Ważne są umowy w sprawie unikania podwójnego opodatkowania
Nieco bardziej skomplikowana jest sytuacja podatników, którzy swoją wygraną uzyskali za granicą. Kwestia poprawnego rozliczenia zależy w tym wypadku od postanowień zawartych w podpisanych przez Polskę z innymi państwami umowach w sprawie unikania podwójnego opodatkowania, o czym przypomina art. 30 ust. 9 ustawy o PIT. To o tyle istotne, w odniesieniu od wygranych uzyskanych przez polskich rezydentów w jednym z państw należących do EOG należy bowiem odprowadzić ryczałtowy podatek 10 proc. Jeżeli zatem przypisy innego kraju EOG również wprowadzają podatek od wygranych, wówczas doszłoby do sytuacji podwójnego opodatkowania. W takim wypadku pierwszeństwo mają przepisy umów UPO oraz zawarte w nich metody eliminujące podwójne opodatkowanie. Tym samym w odniesieniu do nagród uzyskanych w Szwecji należy bazować na umowie zawartej w 2004 r. pomiędzy Rządem RP a Rządem Królestwa Szwecji. Kwestię dochodów z działalności wykonywanej osobiście przez artystów oraz sportowców uzyskanych na terytorium jednego z państw-stron konwencji reguluje art. 17, w myśl którego tego typu dochody mogą być opodatkowane zarówno w jednym, jak i w drugim państwie. Innymi słowy, gdyby założyć, że nagrody pieniężne oraz rzeczowe stanowią przychody z działalności wykonywanej osobiście (co wykluczyliśmy już wcześniej), wówczas szwedzka skarbówka mogłaby potrącić od nich podatek. To z kolei oznaczałoby, iż rozliczając daninę w Polsce należałoby skorzystać z metody UPO, zawartej w umowie pomiędzy oboma krajami. W tej konkretnej sytuacji byłaby to tzw. metoda wyłączenia z progresją (art. 22 ust. 1 pkt a umowy), polegająca na wyłączeniu spod opodatkowania w Polsce dochodów uzyskanych w Szwecji, z jednoczesnym zastosowaniem wobec dochodów uzyskanych w Polsce efektywnej stawki, jaka obowiązywałaby, gdyby dochody uzyskane w Szwecji nie podlegały wyłączeniu.
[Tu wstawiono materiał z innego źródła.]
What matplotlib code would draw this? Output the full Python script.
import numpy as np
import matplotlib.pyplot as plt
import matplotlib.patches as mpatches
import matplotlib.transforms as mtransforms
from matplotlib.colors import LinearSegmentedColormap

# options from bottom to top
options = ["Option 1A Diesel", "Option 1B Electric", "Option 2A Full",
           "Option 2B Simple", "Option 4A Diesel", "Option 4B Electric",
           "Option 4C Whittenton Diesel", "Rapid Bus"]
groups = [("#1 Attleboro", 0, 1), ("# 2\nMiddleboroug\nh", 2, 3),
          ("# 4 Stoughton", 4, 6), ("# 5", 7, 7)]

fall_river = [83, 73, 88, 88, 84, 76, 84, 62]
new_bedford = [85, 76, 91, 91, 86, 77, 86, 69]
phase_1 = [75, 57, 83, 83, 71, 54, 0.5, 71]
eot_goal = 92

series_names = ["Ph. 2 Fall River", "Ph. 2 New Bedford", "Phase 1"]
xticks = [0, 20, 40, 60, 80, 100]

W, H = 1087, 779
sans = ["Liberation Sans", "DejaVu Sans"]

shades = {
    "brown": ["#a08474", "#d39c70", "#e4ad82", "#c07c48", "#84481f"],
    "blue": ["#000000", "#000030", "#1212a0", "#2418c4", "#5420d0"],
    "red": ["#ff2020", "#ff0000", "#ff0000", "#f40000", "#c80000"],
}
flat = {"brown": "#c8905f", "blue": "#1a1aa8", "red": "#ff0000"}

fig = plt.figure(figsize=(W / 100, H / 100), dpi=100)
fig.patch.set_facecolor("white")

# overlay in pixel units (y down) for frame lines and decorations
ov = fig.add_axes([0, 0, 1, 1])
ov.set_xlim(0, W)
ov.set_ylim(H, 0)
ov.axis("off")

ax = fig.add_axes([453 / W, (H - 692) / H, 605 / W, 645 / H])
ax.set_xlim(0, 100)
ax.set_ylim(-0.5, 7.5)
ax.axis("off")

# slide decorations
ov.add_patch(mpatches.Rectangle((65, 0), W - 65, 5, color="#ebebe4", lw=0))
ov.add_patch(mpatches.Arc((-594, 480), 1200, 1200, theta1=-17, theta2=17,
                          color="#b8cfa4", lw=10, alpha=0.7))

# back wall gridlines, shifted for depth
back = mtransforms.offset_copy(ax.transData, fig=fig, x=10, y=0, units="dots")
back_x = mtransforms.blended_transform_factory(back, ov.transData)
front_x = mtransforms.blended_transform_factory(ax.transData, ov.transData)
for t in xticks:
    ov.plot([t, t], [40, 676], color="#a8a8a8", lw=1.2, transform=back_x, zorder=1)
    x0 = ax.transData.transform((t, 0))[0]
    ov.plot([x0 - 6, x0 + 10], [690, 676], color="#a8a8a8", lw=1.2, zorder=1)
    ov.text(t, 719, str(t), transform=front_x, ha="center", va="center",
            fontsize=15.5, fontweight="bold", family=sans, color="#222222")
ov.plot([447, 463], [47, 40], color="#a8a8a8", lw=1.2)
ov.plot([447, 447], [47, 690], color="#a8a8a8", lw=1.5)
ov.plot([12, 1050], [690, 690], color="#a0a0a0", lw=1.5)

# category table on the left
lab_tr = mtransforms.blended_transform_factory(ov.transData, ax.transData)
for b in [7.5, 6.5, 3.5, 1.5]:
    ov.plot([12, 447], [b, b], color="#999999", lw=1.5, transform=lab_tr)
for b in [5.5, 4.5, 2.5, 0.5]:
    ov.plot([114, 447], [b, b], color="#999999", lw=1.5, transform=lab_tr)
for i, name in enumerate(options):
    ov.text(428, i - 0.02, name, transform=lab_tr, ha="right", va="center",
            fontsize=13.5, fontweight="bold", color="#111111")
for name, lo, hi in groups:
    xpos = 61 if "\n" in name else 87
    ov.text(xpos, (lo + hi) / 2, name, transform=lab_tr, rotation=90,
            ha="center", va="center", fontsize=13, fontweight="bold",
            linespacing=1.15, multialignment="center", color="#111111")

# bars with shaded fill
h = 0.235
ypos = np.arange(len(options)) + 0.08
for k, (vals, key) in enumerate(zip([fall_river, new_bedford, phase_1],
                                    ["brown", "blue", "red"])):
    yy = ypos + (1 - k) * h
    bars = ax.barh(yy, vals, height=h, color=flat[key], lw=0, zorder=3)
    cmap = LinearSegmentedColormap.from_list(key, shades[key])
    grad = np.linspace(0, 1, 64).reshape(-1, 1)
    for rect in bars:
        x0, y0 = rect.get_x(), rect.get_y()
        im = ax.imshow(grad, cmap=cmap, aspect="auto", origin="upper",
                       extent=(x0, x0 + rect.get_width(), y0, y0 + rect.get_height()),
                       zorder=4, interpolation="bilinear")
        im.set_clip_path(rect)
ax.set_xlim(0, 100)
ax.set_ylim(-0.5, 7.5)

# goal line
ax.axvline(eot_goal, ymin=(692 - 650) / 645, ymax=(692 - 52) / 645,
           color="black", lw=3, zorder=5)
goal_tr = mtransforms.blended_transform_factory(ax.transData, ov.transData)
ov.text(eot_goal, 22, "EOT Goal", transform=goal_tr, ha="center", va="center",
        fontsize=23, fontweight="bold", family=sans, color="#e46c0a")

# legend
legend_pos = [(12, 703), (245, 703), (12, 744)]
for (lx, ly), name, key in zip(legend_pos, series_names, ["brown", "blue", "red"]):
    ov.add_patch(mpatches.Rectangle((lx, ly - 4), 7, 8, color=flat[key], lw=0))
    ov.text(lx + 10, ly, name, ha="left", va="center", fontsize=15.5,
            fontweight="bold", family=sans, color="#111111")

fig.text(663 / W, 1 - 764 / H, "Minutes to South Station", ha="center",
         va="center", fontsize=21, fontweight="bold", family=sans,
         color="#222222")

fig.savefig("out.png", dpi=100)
Brzmi skomplikowanie, ale wcale takie nie jest. Załóżmy, że polski artysta osiągnął w kraju swojej rezydencji roczny dochód w wysokości 50 tys. zł z tytułu działalności wykonywanej osobiście (rozliczanej według skali podatkowej). Oprócz tego 40 tys. zł zarobił w Szwecji. Stosując w tym wypadku metodę wyłączenia z progresją, należy zsumować dochody z obu państw, następnie obliczyć podatek zgodnie z polską skalą podatkową. W kolejnym kroku oblicza się efektywną stawkę podatkową jako stosunek otrzymanej kwoty podatku do łącznych dochodów (90 tys. zł). Tak obliczoną stawkę należy następnie zastosować do dochodów uzyskanych w Polsce.

Przykład:
Suma dochodów: 50 tys. zł (PL) + 40 tys. zł (SE) = 90 tys. zł
Podatek wg polskiej skali: (85 528 zł x 18 proc.) + (4472 zł x 32 proc.) = 14 839 zł + 1 431 zł = 16 270 zł
Efektywna stopa procentowa: 16 270 zł / 90 000 zł = 18,08 proc.
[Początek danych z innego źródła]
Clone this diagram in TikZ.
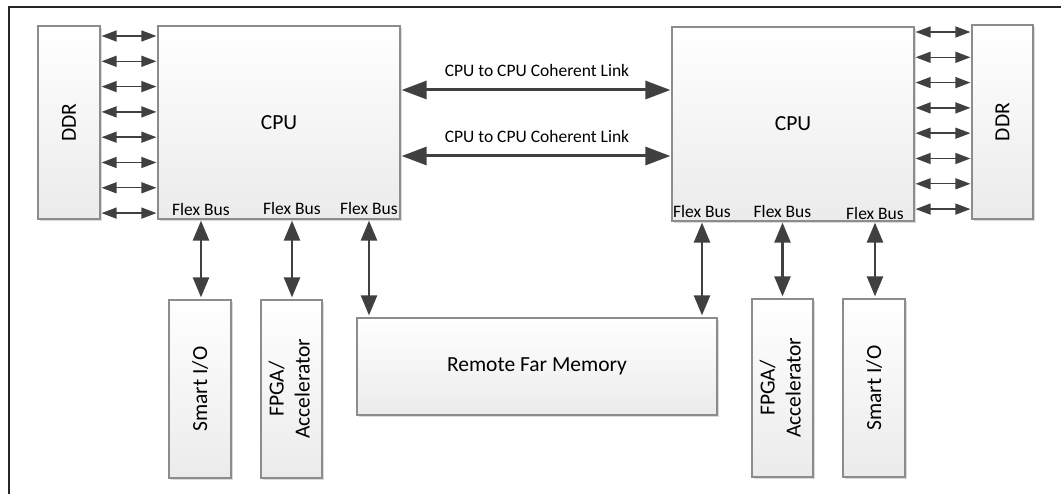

Podatek dochodowy do zapłaty w Polsce: 50 000 zł x 18,08 proc. = 9 040 zł

Nagroda pieniężna – inne dochody
Tak wyglądałoby rozliczenie dochodów z tytułu działalności wykonywanej osobiście. Natomiast kwestię incydentalnych nagród pieniężnych zdaje się regulować art. 21 umowy pomiędzy Polską a Szwecją, odnoszący się do tzw. innych dochodów, czyli takich, które nie zostały wprost wymienione w konwencji. W myśl tego przepisu, dochody niewymienione w postanowieniach umowy o UPO, niezależnie od tego, w którym kraju zostały osiągnięte, zawsze podlegają opodatkowaniu w kraju rezydencji podatnika, który te dochody uzyskuje. I tutaj dochodzimy do kwestii podatku, do którego zapłaty zobowiązana byłaby Olga Tokarczuk, gdyby nie decyzja ministra Kwiecińskiego. Zatem nawet jeżeli szwedzkie prawo przewidywałoby opodatkowanie nagrody pieniężnej otrzymanej przez laureata Nobla (w rzeczywistości podlega ona zwolnieniu w Szwecji), to i tak – zgodnie z przywołanym art. 21 – zostałaby ona opodatkowana w kraju rezydencji beneficjenta, którym w tym wypadku jest Polska.